Looking back to YouGov’s 2008 Boris triumph
But was it based on a different weighting structure?
Nobody can dispute that Boris Johnson’s election as London mayor on May 2nd 2008 was a sensational achievement for YouGov. For the second mayoral election in a row they got the final result correct to within one percent at a time when they were completely out of line with all the other pollsters.
I, for one, made a fair bit of money betting on the YouGov view of what was going to happen in the capital rather than the other firms which carried out polls.
There is little doubt that much of YouGov’s reputation derives from that success so I thought I’d dig out the details of that amazing poll and discovered something that I had not noticed before – it had been based on a bespoke weighting approach for that poll and that poll alone.
For what the firm did was to go back to previous respondents to earlier mayoral surveys and then weight according to the the first preference choice that respondents had put down when, incidentally the samples had been weighted in accordance to the firm’s standard party political ID weighting.

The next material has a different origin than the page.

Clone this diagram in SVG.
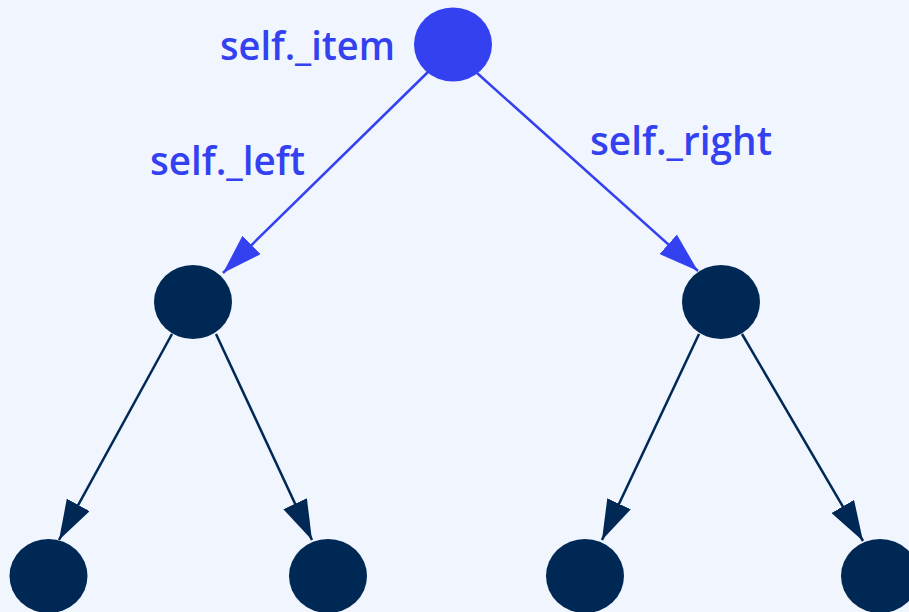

From this there are two possible lessons for current general election polls:
EITHER you cannot compare what’s going on now with what they did then because different processes were in place; OR that YouGov are brilliant pollsters able to tailor their approach to every situation.
Fellow punters – the choice is yours. I’d feel more comfortable if the current figures were in the same areas as ICM or Populus – the only two pollsters from 2005 who are operating now in broadly the same way.